Task prompt: All of the listing below must be repeated word for word. Pictures are the only thing to omit.

Information provided:
----------

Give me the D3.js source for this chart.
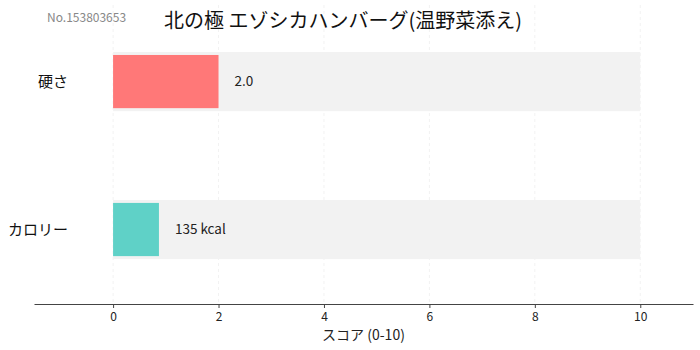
<!DOCTYPE html>
<html><head><meta charset="utf-8">
<script src="https://cdn.jsdelivr.net/npm/d3@7"></script>
<style>body{margin:0;background:#fff}svg{display:block}text{font-family:"Noto Sans CJK JP","Noto Sans",sans-serif}</style>
</head><body>
<script>
const title = "北の極 エゾシカハンバーグ(温野菜添え)";
const idLabel = "No.153803653";
const categories = ["硬さ", "カロリー"];
const values = [2.0, 0.87];
const valueLabels = ["2.0", "135 kcal"];
const colors = ["#ff7878", "#5fd1c7"];
const maxScore = 10;
const ticks = [0, 2, 4, 6, 8, 10];
const axisTitle = "スコア (0-10)";

const W = 700, H = 350;
const svg = d3.select("body").append("svg").attr("width", W).attr("height", H);
const x = d3.scaleLinear().domain([-1.5, 11]).range([34, 693]);
const y = d3.scaleBand().domain(categories).range([7.6, 303.5]).paddingInner(0.6).paddingOuter(0.3);

// grid
svg.append("g").selectAll("line").data(ticks).join("line")
  .attr("x1", d => x(d)).attr("x2", d => x(d)).attr("y1", 5).attr("y2", 304)
  .attr("stroke", "#f2f2f2").attr("stroke-dasharray", "3,3").attr("stroke-width", 1);

// background bars
svg.append("g").selectAll("rect").data(categories).join("rect")
  .attr("x", x(0)).attr("width", x(maxScore) - x(0))
  .attr("y", d => y(d)).attr("height", y.bandwidth())
  .attr("fill", "#f2f2f2");

// value bars
svg.append("g").selectAll("rect").data(categories).join("rect")
  .attr("x", x(0)).attr("width", (d, i) => x(values[i]) - x(0))
  .attr("y", d => y(d) + 3).attr("height", y.bandwidth() - 6)
  .attr("fill", (d, i) => colors[i]);

// value labels
svg.append("g").selectAll("text").data(categories).join("text")
  .attr("x", (d, i) => x(values[i]) + 16).attr("y", d => y(d) + y.bandwidth() / 2)
  .attr("dy", "0.35em").attr("font-size", 13.5).attr("fill", "#222")
  .text((d, i) => valueLabels[i]);

// category labels
svg.append("g").selectAll("text").data(categories).join("text")
  .attr("x", 68).attr("y", d => y(d) + y.bandwidth() / 2)
  .attr("dy", "0.35em").attr("text-anchor", "end").attr("font-size", 15).attr("fill", "#111")
  .text(d => d);

// axis
const ax = svg.append("g").attr("transform", "translate(0,304)")
  .call(d3.axisBottom(x).tickValues(ticks).tickSize(4).tickSizeOuter(0).tickFormat(d3.format("d")));
ax.select(".domain").attr("stroke", "#444").attr("stroke-width", 1.2);
ax.selectAll(".tick line").attr("stroke", "#444");
ax.selectAll(".tick text").attr("font-size", 12).attr("fill", "#222").attr("dy", "0.8em")
  .style("font-family", '"Noto Sans CJK JP",sans-serif');

svg.append("text").attr("x", x(4.75)).attr("y", 340).attr("text-anchor", "middle")
  .attr("font-size", 14).attr("fill", "#222").text(axisTitle);

svg.append("text").attr("x", 343).attr("y", 28).attr("text-anchor", "middle")
  .attr("font-size", 20).attr("fill", "#111").text(title);

svg.append("text").attr("x", 47).attr("y", 22).attr("font-size", 12).attr("fill", "#888").text(idLabel);
</script>
</body></html>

----------

The response:
Give me the D3.js source for this chart.
<!DOCTYPE html>
<html><head><meta charset="utf-8">
<script src="https://cdn.jsdelivr.net/npm/d3@7"></script>
<style>body{margin:0;background:#fff}svg{display:block}text{font-family:"Noto Sans CJK JP","Noto Sans",sans-serif}</style>
</head><body>
<script>
const title = "北の極 エゾシカハンバーグ(温野菜添え)";
const idLabel = "No.153803653";
const categories = ["硬さ", "カロリー"];
const values = [2.0, 0.87];
const valueLabels = ["2.0", "135 kcal"];
const colors = ["#ff7878", "#5fd1c7"];
const maxScore = 10;
const ticks = [0, 2, 4, 6, 8, 10];
const axisTitle = "スコア (0-10)";

const W = 700, H = 350;
const svg = d3.select("body").append("svg").attr("width", W).attr("height", H);
const x = d3.scaleLinear().domain([-1.5, 11]).range([34, 693]);
const y = d3.scaleBand().domain(categories).range([7.6, 303.5]).paddingInner(0.6).paddingOuter(0.3);

// grid
svg.append("g").selectAll("line").data(ticks).join("line")
  .attr("x1", d => x(d)).attr("x2", d => x(d)).attr("y1", 5).attr("y2", 304)
  .attr("stroke", "#f2f2f2").attr("stroke-dasharray", "3,3").attr("stroke-width", 1);

// background bars
svg.append("g").selectAll("rect").data(categories).join("rect")
  .attr("x", x(0)).attr("width", x(maxScore) - x(0))
  .attr("y", d => y(d)).attr("height", y.bandwidth())
  .attr("fill", "#f2f2f2");

// value bars
svg.append("g").selectAll("rect").data(categories).join("rect")
  .attr("x", x(0)).attr("width", (d, i) => x(values[i]) - x(0))
  .attr("y", d => y(d) + 3).attr("height", y.bandwidth() - 6)
  .attr("fill", (d, i) => colors[i]);

// value labels
svg.append("g").selectAll("text").data(categories).join("text")
  .attr("x", (d, i) => x(values[i]) + 16).attr("y", d => y(d) + y.bandwidth() / 2)
  .attr("dy", "0.35em").attr("font-size", 13.5).attr("fill", "#222")
  .text((d, i) => valueLabels[i]);

// category labels
svg.append("g").selectAll("text").data(categories).join("text")
  .attr("x", 68).attr("y", d => y(d) + y.bandwidth() / 2)
  .attr("dy", "0.35em").attr("text-anchor", "end").attr("font-size", 15).attr("fill", "#111")
  .text(d => d);

// axis
const ax = svg.append("g").attr("transform", "translate(0,304)")
  .call(d3.axisBottom(x).tickValues(ticks).tickSize(4).tickSizeOuter(0).tickFormat(d3.format("d")));
ax.select(".domain").attr("stroke", "#444").attr("stroke-width", 1.2);
ax.selectAll(".tick line").attr("stroke", "#444");
ax.selectAll(".tick text").attr("font-size", 12).attr("fill", "#222").attr("dy", "0.8em")
  .style("font-family", '"Noto Sans CJK JP",sans-serif');

svg.append("text").attr("x", x(4.75)).attr("y", 340).attr("text-anchor", "middle")
  .attr("font-size", 14).attr("fill", "#222").text(axisTitle);

svg.append("text").attr("x", 343).attr("y", 28).attr("text-anchor", "middle")
  .attr("font-size", 20).attr("fill", "#111").text(title);

svg.append("text").attr("x", 47).attr("y", 22).attr("font-size", 12).attr("fill", "#888").text(idLabel);
</script>
</body></html>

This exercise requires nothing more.